I would even go one step further: in today's globalized, multipolar world, there cannot be a second Bretton Woods, because a global lead currency does not exist. A global monetary system is thoroughly built on trust and stabilty. Inargueably, the US is still the world's economic leader.

But there are two other realities which speak against the US as a guarant of global economic order: In the first place, the dollar has already failed in its role as key currency in the late 1960s/early 1970s. In these times of economic uncertainty, US leaders changed from a stabilization-oriented to an employment-oriented economic policy and had had to boost the volume of money in order to finance the Vietnam war. Calling for a new Bretton Woods, we should keep in mind, that the old one did not work. Secondly, the current crisis is originated in the US, more precisely in the US' housing sector. Curing the world economy with the currency of the "crisis' host country" will not make the monetary system a trustworthy one.

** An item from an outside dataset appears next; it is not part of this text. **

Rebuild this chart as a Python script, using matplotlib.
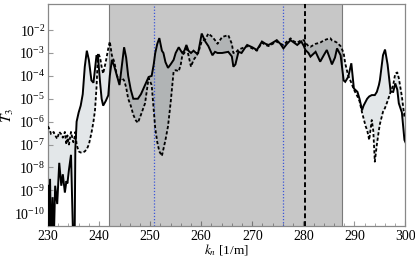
import numpy as np
import matplotlib
matplotlib.use('Agg')
import matplotlib.pyplot as plt
from matplotlib.ticker import FixedLocator, LogLocator, NullFormatter, MultipleLocator

plt.rcParams['font.family'] = 'serif'
plt.rcParams['font.serif'] = ['Liberation Serif', 'DejaVu Serif']
plt.rcParams['mathtext.fontset'] = 'stix'

# wavenumber samples [1/m]
k_n = [230.0, 230.2, 230.4, 230.6, 230.9, 231.1, 231.4, 231.8, 232.2, 232.6,
       232.9, 233.3, 233.6, 233.8, 234.1, 234.5, 234.96, 235.2, 235.35, 235.6,
       236.0, 236.4, 236.8, 237.2, 237.6, 238.0, 238.5, 238.9, 239.2, 239.5,
       239.8, 240.2, 240.5, 240.8, 241.3, 241.8, 242.1, 242.5, 243.0, 243.5,
       244.0, 244.5, 244.9, 245.3, 245.7, 246.2, 246.7, 247.2, 247.6, 248.2,
       249.0, 249.7, 250.3, 250.7, 251.0, 251.4, 251.8, 252.3, 252.6, 253.0,
       253.5, 254.0, 254.6, 255.0, 255.6, 256.0, 256.3, 256.7, 257.1, 257.5,
       258.0, 258.5, 259.0, 259.4, 260.1, 260.8, 261.4, 262.2, 262.7, 263.2,
       264.1, 265.3, 266.0, 266.3, 266.7, 267.3, 267.9, 268.5, 269.0, 270.0,
       270.9, 271.9, 272.6, 273.2, 274.0, 274.8, 275.5, 276.1, 276.8, 277.5,
       278.2, 278.8, 279.6, 280.1, 280.4, 281.0, 281.4, 282.4, 283.3, 284.0,
       284.6, 285.3, 285.6, 286.2, 286.6, 287.3, 287.9, 288.2, 288.8, 289.4,
       289.9, 290.6, 291.0, 291.5, 291.8, 292.2, 292.5, 292.9, 293.4, 293.7,
       294.0, 294.4, 294.8, 295.0, 295.6, 296.0, 296.5, 297.1, 297.6, 298.0,
       298.4, 298.7, 299.3, 299.8, 300.0]

# log10 of T_3, solid curve
log_T3_solid = [-8.8, -11.5, -8.5, -11.5, -9.3, -11.5, -8.8, -9.6, -7.8, -8.8,
                -8.3, -9.1, -8.6, -8.7, -8.1, -7.45, -11.5, -11.5, -7.2, -6.0,
                -5.6, -5.3, -4.8, -3.6, -2.9, -3.3, -4.2, -4.3, -3.7, -3.1,
                -3.2, -4.3, -5.0, -5.3, -5.1, -4.85, -4.0, -3.3, -3.6, -4.0,
                -4.4, -3.5, -2.75, -3.2, -4.0, -4.6, -5.0, -5.0, -5.0, -4.8,
                -4.4, -4.05, -4.0, -3.5, -3.0, -2.6, -2.35, -2.9, -3.0, -3.4,
                -3.65, -3.5, -3.3, -3.0, -2.75, -2.9, -3.0, -2.9, -2.65, -2.9,
                -3.0, -2.9, -3.0, -3.0, -2.15, -2.5, -2.7, -3.1, -2.95, -3.0,
                -3.0, -2.95, -3.15, -3.6, -3.5, -2.95, -3.0, -2.8, -2.65, -2.75,
                -2.87, -2.5, -2.6, -2.65, -2.55, -2.44, -2.6, -2.8, -2.6, -2.44,
                -2.55, -2.65, -2.5, -2.7, -2.87, -3.0, -3.16, -2.95, -3.38, -3.1,
                -2.87, -3.3, -3.5, -3.2, -2.8, -3.1, -4.2, -4.26, -4.04, -3.45,
                -4.55, -4.7, -5.0, -5.5, -5.3, -5.13, -5.0, -4.9, -4.84, -4.84,
                -4.84, -4.7, -4.4, -4.18, -3.1, -2.85, -3.5, -4.69, -4.7, -4.33,
                -4.6, -5.2, -5.6, -6.8, -6.9]

# log10 of T_3, dotted curve
log_T3_dotted = [-6.2, -6.3, -6.4, -6.55, -6.5, -6.45, -6.6, -6.75, -6.45, -6.55,
                 -6.7, -6.45, -7.0, -6.6, -7.0, -6.45, -6.9, -6.7, -6.45, -7.0,
                 -7.3, -7.35, -7.35, -7.3, -7.2, -7.0, -6.5, -6.0, -5.5, -4.5,
                 -3.0, -3.2, -3.6, -3.9, -3.4, -2.8, -2.5, -3.1, -3.4, -4.0,
                 -4.2, -4.1, -4.2, -4.5, -5.0, -5.3, -5.7, -5.95, -6.05, -5.7,
                 -5.2, -4.1, -4.4, -5.5, -6.3, -6.9, -7.3, -7.5, -7.2, -6.8,
                 -6.2, -5.2, -3.8, -3.75, -3.8, -3.5, -3.1, -3.0, -2.7, -3.1,
                 -3.6, -3.3, -3.15, -3.0, -2.5, -2.4, -2.15, -2.3, -2.44, -2.6,
                 -2.3, -2.22, -2.6, -3.0, -3.0, -2.85, -2.8, -2.75, -2.7, -2.8,
                 -2.9, -2.55, -2.65, -2.7, -2.6, -2.5, -2.6, -2.65, -2.5, -2.36,
                 -2.5, -2.55, -2.44, -2.44, -2.55, -2.7, -2.73, -2.6, -2.55, -2.45,
                 -2.4, -2.36, -2.45, -2.5, -2.55, -2.7, -3.0, -3.45, -4.0, -4.3,
                 -4.6, -4.9, -5.1, -5.6, -5.86, -6.2, -6.37, -6.8, -5.93, -6.4,
                 -7.75, -7.0, -6.37, -6.1, -5.57, -5.4, -5.1, -4.7, -4.4, -3.9,
                 -3.85, -4.1, -4.9, -5.8, -5.6]

band = (242.0, 287.5)         # shaded k range
blue_lines = [250.8, 276.0]   # dotted markers
black_line = 280.4            # dashed marker

k = np.array(k_n)
T_solid = 10.0 ** np.array(log_T3_solid)
T_dotted = 10.0 ** np.array(log_T3_dotted)

fig = plt.figure(figsize=(4.15, 2.58), dpi=100)
ax = fig.add_axes([0.1157, 0.124, 0.8613, 0.8605])

ax.fill_between(k, T_solid, T_dotted, color='#e3e7e9', lw=0, zorder=1)
ax.axvspan(band[0], band[1], facecolor='black', alpha=0.22, edgecolor='none', zorder=2)
for xb in band:
    ax.axvline(xb, color='#7a7a7a', lw=0.8, zorder=2.5)

ax.plot(k, T_solid, color='black', lw=1.4, zorder=4, solid_joinstyle='miter')
ax.plot(k, T_dotted, color='black', lw=1.3, ls=(0, (1.8, 1.2)), zorder=4)

for xb in blue_lines:
    ax.axvline(xb, color='#3a55d8', lw=0.9, ls=(0, (1, 1.5)), zorder=3)
ax.axvline(black_line, color='black', lw=1.4, ls=(0, (2.5, 1.5)), zorder=3)

ax.set_yscale('log')
ax.set_xlim(230, 300)
ax.set_ylim(10 ** -10.56, 10 ** -0.86)

ax.xaxis.set_major_locator(MultipleLocator(10))
ax.xaxis.set_minor_locator(MultipleLocator(2))
ax.yaxis.set_major_locator(FixedLocator([10.0 ** e for e in range(-10, -1)]))
ax.yaxis.set_minor_locator(LogLocator(base=10, subs=np.arange(2, 10)))
ax.yaxis.set_minor_formatter(NullFormatter())

for s in ax.spines.values():
    s.set_color('#888888')
    s.set_linewidth(0.9)
ax.tick_params(which='both', direction='in', color='#999999', top=False, right=False,
               labelsize=10)
ax.tick_params(which='major', length=3.5)
ax.tick_params(which='minor', length=2)
ax.tick_params(axis='x', pad=3)
ax.tick_params(axis='y', pad=2)

ax.set_xlabel('$k_n$ [1/m]', fontsize=9.5)
ax.set_ylabel('$T_3$', fontsize=11)
ax.xaxis.set_label_coords(0.5, -0.075)
ax.yaxis.set_label_coords(-0.09, 0.5)

fig.savefig('out.png', dpi=100)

Another option for a new system's pivot money could only be the Euro - considering the yen's weakness and the ongoing instabilty of emerging countries such as China and India. As to its financial institutions, I disagree with Mr. Swierczinsky that Europe has larger homework to do than the US (besides, I ask myself how, in the 2009 European parliamentary elections, Europeans can give a "strong red card" to the Commission and the Central Bank which are not directly elected and have nothing to do with the 2009 parliamentary elections?!). However, Europe is still far from having converged economies and its endebted economies are as well fighting recession.

I think that precisely in the time of a global crisis, we should and can not institutionalize the domination of one single currency. At the same time, cooperation and coordination are indispensable and the G20 summit is the right first step to find collective solutions.